The substitution method is an effective algebraic technique used to solve systems of equations. This approach involves substituting one equation into another based on the variable that is explicitly defined. Doing so simplifies the system into a single equation with one variable. This method is most helpful when one of the equations is already solved for one variable, allowing easy substitution.
For the given problem, we have two equations as follows:

• Equation 1: \(x^{2} = 4 - y\)
• Equation 2: \(y = x^{2} + 2\)

Instead of solving them simultaneously, we substitute the value of \(y\) from the second equation into the first equation. This simplifies our task, transforming a two-variable system into a quadratic equation. Such conversion makes it easier to solve for one variable at a time. Once \(x\) is determined, we can substitute back to find the second variable, \(y\). Employing the substitution method offers a structured path to reach a solution, particularly useful in solving quadratic systems.

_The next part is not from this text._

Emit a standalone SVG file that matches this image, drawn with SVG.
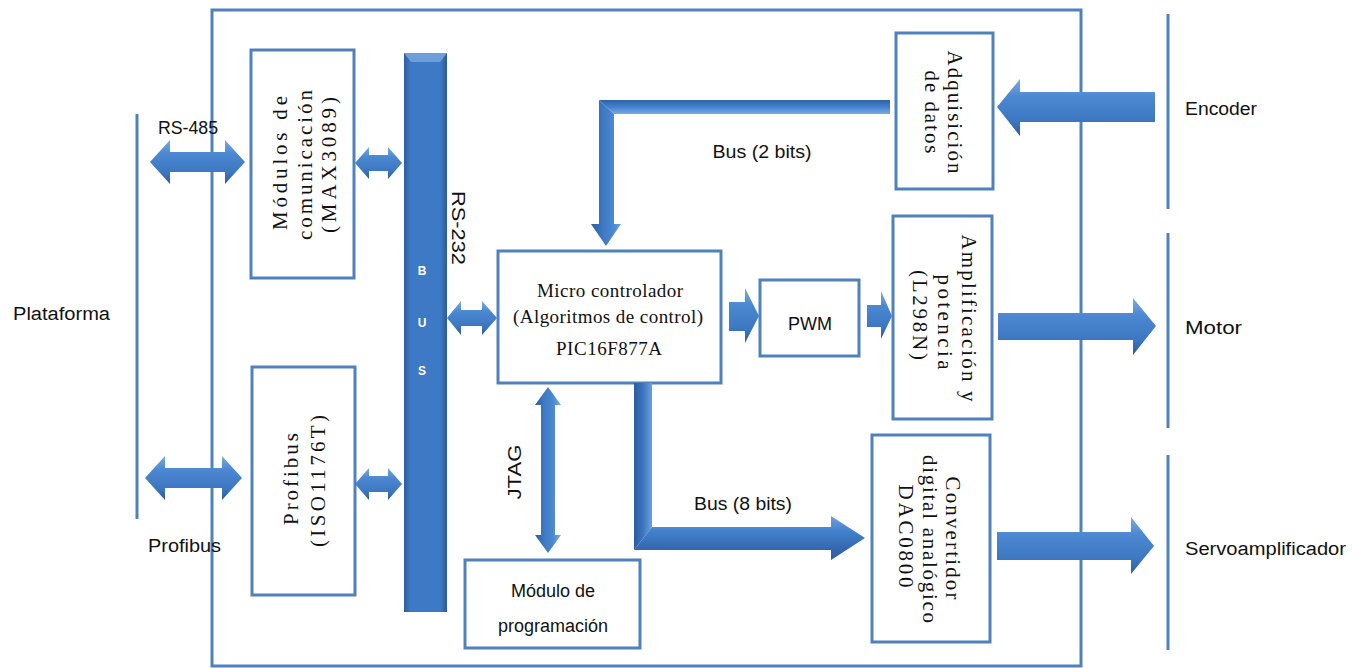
<svg xmlns="http://www.w3.org/2000/svg" width="1362" height="668" viewBox="0 0 1362 668">
  <defs>
    <linearGradient id="gH" x1="0" y1="0" x2="0" y2="1">
      <stop offset="0" stop-color="#7BAAE2"/>
      <stop offset="0.3" stop-color="#4C89D2"/>
      <stop offset="0.75" stop-color="#3C76C0"/>
      <stop offset="1" stop-color="#2B5C9C"/>
    </linearGradient>
    <linearGradient id="gV" x1="0" y1="0" x2="1" y2="0">
      <stop offset="0" stop-color="#2B5C9C"/>
      <stop offset="0.3" stop-color="#3C76C0"/>
      <stop offset="0.7" stop-color="#4C89D2"/>
      <stop offset="1" stop-color="#7BAAE2"/>
    </linearGradient>
    <!-- shaft gradients for the two bent buses, in user space -->
    <linearGradient id="g2h" gradientUnits="userSpaceOnUse" x1="0" y1="100" x2="0" y2="114">
      <stop offset="0" stop-color="#2F63A6"/>
      <stop offset="0.5" stop-color="#4281CE"/>
      <stop offset="1" stop-color="#7BAAE2"/>
    </linearGradient>
    <linearGradient id="g2v" gradientUnits="userSpaceOnUse" x1="591" y1="0" x2="621" y2="0">
      <stop offset="0" stop-color="#2B5C9C"/>
      <stop offset="0.35" stop-color="#3C76C0"/>
      <stop offset="0.75" stop-color="#4C89D2"/>
      <stop offset="1" stop-color="#6E9FDB"/>
    </linearGradient>
    <linearGradient id="g8v" gradientUnits="userSpaceOnUse" x1="634" y1="0" x2="652" y2="0">
      <stop offset="0" stop-color="#2B5C9C"/>
      <stop offset="0.5" stop-color="#3C76C0"/>
      <stop offset="1" stop-color="#6E9FDB"/>
    </linearGradient>
    <linearGradient id="g8h" gradientUnits="userSpaceOnUse" x1="0" y1="516" x2="0" y2="560">
      <stop offset="0" stop-color="#6E9FDB"/>
      <stop offset="0.35" stop-color="#4281CE"/>
      <stop offset="0.75" stop-color="#3467AE"/>
      <stop offset="1" stop-color="#2B5C9C"/>
    </linearGradient>
    <linearGradient id="gBar" x1="0" y1="0" x2="1" y2="0">
      <stop offset="0" stop-color="#2D5E9F"/>
      <stop offset="0.15" stop-color="#3D79C4"/>
      <stop offset="0.85" stop-color="#3D79C4"/>
      <stop offset="1" stop-color="#2B5A98"/>
    </linearGradient>
    <style>
      .box { fill: #ffffff; stroke: #4F81BD; stroke-width: 3; }
      .frame { fill: none; stroke: #4F81BD; stroke-width: 3; }
      .line { stroke: #4F81BD; stroke-width: 3; fill: none; }
      .sans { font-family: "Liberation Sans", Arial, sans-serif; font-size: 18px; fill: #111; }
      .serif { font-family: "Liberation Serif", "Times New Roman", serif; font-size: 19px; fill: #111; }
      .rot { font-size: 21px; }
      .ah { fill: url(#gH); }
      .av { fill: url(#gV); }
      .mid { text-anchor: middle; }
      .busl { font-family: "Liberation Sans", Arial, sans-serif; font-size: 12px; font-weight: bold; fill: #ffffff; text-anchor: middle; }
    </style>
  </defs>

  <!-- system enclosure and external boundary lines -->
  <rect class="frame" x="212" y="10" width="869" height="656"/>
  <line class="line" x1="137" y1="114" x2="137" y2="519"/>
  <line class="line" x1="1168" y1="14" x2="1168" y2="209"/>
  <line class="line" x1="1168" y1="233" x2="1168" y2="428"/>
  <line class="line" x1="1168" y1="455" x2="1168" y2="650"/>

  <!-- external labels -->
  <text class="sans" x="13" y="320" textLength="97" lengthAdjust="spacingAndGlyphs">Plataforma</text>
  <text class="sans" x="158" y="134" textLength="60" lengthAdjust="spacingAndGlyphs">RS-485</text>
  <text class="sans" x="148" y="552" textLength="73" lengthAdjust="spacingAndGlyphs">Profibus</text>
  <text class="sans" x="1185" y="115" textLength="72" lengthAdjust="spacingAndGlyphs">Encoder</text>
  <text class="sans" x="1185" y="334" textLength="57" lengthAdjust="spacingAndGlyphs">Motor</text>
  <text class="sans" x="1185" y="555" textLength="161" lengthAdjust="spacingAndGlyphs">Servoamplificador</text>

  <!-- internal bus -->
  <g id="bus">
    <rect x="404" y="53" width="43" height="559" fill="url(#gBar)"/>
    <polygon points="404,53 447,53 440,62 411,62" fill="#6E9FDB"/>
    <text class="busl" x="422" y="275">B</text>
    <text class="busl" x="422" y="327">U</text>
    <text class="busl" x="422" y="375">S</text>
  </g>

  <g id="modulos-comunicacion">
    <rect class="box" x="251" y="50" width="103" height="228"/>
    <text class="serif rot mid" transform="translate(287,163) rotate(-90)" textLength="134" lengthAdjust="spacing">Módulos de</text>
    <text class="serif rot mid" transform="translate(312,165) rotate(-90)" textLength="150" lengthAdjust="spacing">comunicación</text>
    <text class="serif rot mid" transform="translate(336,165) rotate(-90)" textLength="136" lengthAdjust="spacing">(MAX3089)</text>
  </g>

  <g id="profibus">
    <rect class="box" x="252" y="367" width="103" height="228"/>
    <text class="serif rot mid" transform="translate(298,479) rotate(-90)" textLength="92" lengthAdjust="spacing">Profibus</text>
    <text class="serif rot mid" transform="translate(325,481) rotate(-90)" textLength="132" lengthAdjust="spacing">(ISO1176T)</text>
  </g>

  <g id="microcontrolador">
    <rect class="box" x="498" y="251" width="223" height="132"/>
    <text class="serif mid" x="610" y="297" textLength="146" lengthAdjust="spacing">Micro controlador</text>
    <text class="serif mid" x="608" y="323" textLength="190" lengthAdjust="spacing">(Algoritmos de control)</text>
    <text class="serif mid" x="609" y="355" textLength="106" lengthAdjust="spacing">PIC16F877A</text>
  </g>

  <g id="pwm">
    <rect class="box" x="760" y="280" width="99" height="76"/>
    <text class="sans mid" x="810" y="330" font-size="19">PWM</text>
  </g>

  <g id="adquisicion">
    <rect class="box" x="896" y="33" width="97" height="156"/>
    <text class="serif rot mid" transform="translate(948,112) rotate(90)" textLength="123" lengthAdjust="spacing">Adquisición</text>
    <text class="serif rot mid" transform="translate(925,112) rotate(90)" textLength="83" lengthAdjust="spacing">de datos</text>
  </g>

  <g id="amplificacion">
    <rect class="box" x="893" y="216" width="99" height="203"/>
    <text class="serif rot mid" transform="translate(962,318) rotate(90)" textLength="167" lengthAdjust="spacing">Amplificación y</text>
    <text class="serif rot mid" transform="translate(938,322) rotate(90)" textLength="95" lengthAdjust="spacing">potencia</text>
    <text class="serif rot mid" transform="translate(913,315) rotate(90)" textLength="90" lengthAdjust="spacing">(L298N)</text>
  </g>

  <g id="convertidor">
    <rect class="box" x="872" y="435" width="118" height="207"/>
    <text class="serif rot mid" transform="translate(946,538) rotate(90)" textLength="123" lengthAdjust="spacing">Convertidor</text>
    <text class="serif rot mid" transform="translate(923,539) rotate(90)" textLength="168" lengthAdjust="spacing">digital analógico</text>
    <text class="serif rot mid" transform="translate(899,536) rotate(90)" textLength="103" lengthAdjust="spacing">DAC0800</text>
  </g>

  <g id="modulo-programacion">
    <rect class="box" x="465" y="560" width="175" height="88"/>
    <text class="sans mid" x="553" y="597">Módulo de</text>
    <text class="sans mid" x="553" y="632">programación</text>
  </g>

  <!-- connectors -->
  <g id="connectors">
    <!-- RS-485 link -->
    <path class="ah" d="M150,162 L170,140 L170,152 L225,152 L225,140 L245,162 L225,184 L225,172 L170,172 L170,184 Z"/>
    <!-- Profibus link -->
    <path class="ah" d="M145,478 L165,456 L165,468 L222,468 L222,456 L242,478 L222,500 L222,488 L165,488 L165,500 Z"/>
    <!-- comms modules to bus -->
    <path class="ah" d="M355,163 L369,147 L369,155 L388,155 L388,147 L402,163 L388,179 L388,171 L369,171 L369,179 Z"/>
    <path class="ah" d="M355,484 L369,468 L369,476 L388,476 L388,468 L402,484 L388,500 L388,492 L369,492 L369,500 Z"/>
    <!-- RS-232: bus to microcontroller -->
    <path class="ah" d="M447,318 L461,301 L461,310 L482,310 L482,301 L497,318 L482,335 L482,326 L461,326 L461,335 Z"/>
    <text class="sans mid" transform="translate(452,228) rotate(90)" textLength="74" lengthAdjust="spacingAndGlyphs">RS-232</text>
    <!-- microcontroller to PWM to amplifier -->
    <path class="ah" d="M729,302 L745,302 L745,288 L759,316 L745,343 L745,331 L729,331 Z"/>
    <path class="ah" d="M867,305 L881,305 L881,291 L892,316 L881,339 L881,327 L867,327 Z"/>
    <!-- Bus (2 bits): acquisition to microcontroller -->
    <g id="bus-2bits">
      <polygon points="599,100 890,100 890,114 614,114" fill="url(#g2h)"/>
      <polygon points="599,100 614,114 614,224 621,224 606,246 591,224 599,224" fill="url(#g2v)"/>
    </g>
    <text class="sans mid" x="762" y="158" textLength="99" lengthAdjust="spacingAndGlyphs">Bus (2 bits)</text>
    <!-- Bus (8 bits): microcontroller to DAC -->
    <g id="bus-8bits">
      <polygon points="634,383 652,383 652,527 634,550" fill="url(#g8v)"/>
      <polygon points="634,550 652,527 831,527 831,516 865,538 831,560 831,550" fill="url(#g8h)"/>
    </g>
    <text class="sans mid" x="743" y="510" textLength="98" lengthAdjust="spacingAndGlyphs">Bus (8 bits)</text>
    <!-- JTAG: microcontroller to programming module -->
    <path class="av" d="M548,387 L561,405 L555,405 L555,535 L561,535 L548,553 L535,535 L541,535 L541,405 L535,405 Z"/>
    <text class="sans mid" transform="translate(521,472) rotate(-90)" textLength="55" lengthAdjust="spacingAndGlyphs">JTAG</text>
    <!-- field signals -->
    <path class="ah" d="M997,107 L1020,79 L1020,92 L1155,92 L1155,122 L1020,122 L1020,136 Z"/>
    <path class="ah" d="M998,313 L1133,313 L1133,298 L1156,326 L1133,355 L1133,340 L998,340 Z"/>
    <path class="ah" d="M997,532 L1131,532 L1131,517 L1154,546 L1131,574 L1131,560 L997,560 Z"/>
  </g>
</svg>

Quadratic equations are polynomial equations of the form \(ax^2 + bx + c = 0\), where the highest degree of the variable is 2. In our exercise, after substitution, we obtained a quadratic equation \(x^2 = 1\).
Quadratics can be solved using different methods, such as:

• Factoring
• Completing the square
• Quadratic formula: \(x = \frac{-b \pm \sqrt{b^2 - 4ac}}{2a}\)

In this instance, simplifying to \(x^2 = 1\) allows us to solve by taking the square root of both sides. This yields two possible real solutions, \(x = 1\) and \(x = -1\).
Quadratic equations can have zero, one, or two solutions depending on the discriminant \(b^2 - 4ac\). A positive discriminant indicates two real solutions, zero discriminant means one real solution, and a negative discriminant suggests no real solutions in the real number system.

When solving systems of linear and nonlinear equations like in this example, finding real solutions means identifying pairs \((x, y)\) that satisfy all given equations in the set of real numbers.
For this exercise, after isolating \(x\) and subsequently finding \(y\), both pairs \((x,y) = (1,3)\) and \((-1,3)\) emerged as solutions. Both values of \(x\) needed to be tested with the original system to ensure they did not introduce any contradictions. For each pair, verification showed the equality held true for both system equations, confirming they are indeed real solutions.
Real solutions are vital in practical applications where results are expected to logically fit within real-world contexts or scenarios. When solving systems of equations, often multiple tests and verifications are necessary to ensure the integrity and correctness of the solutions found.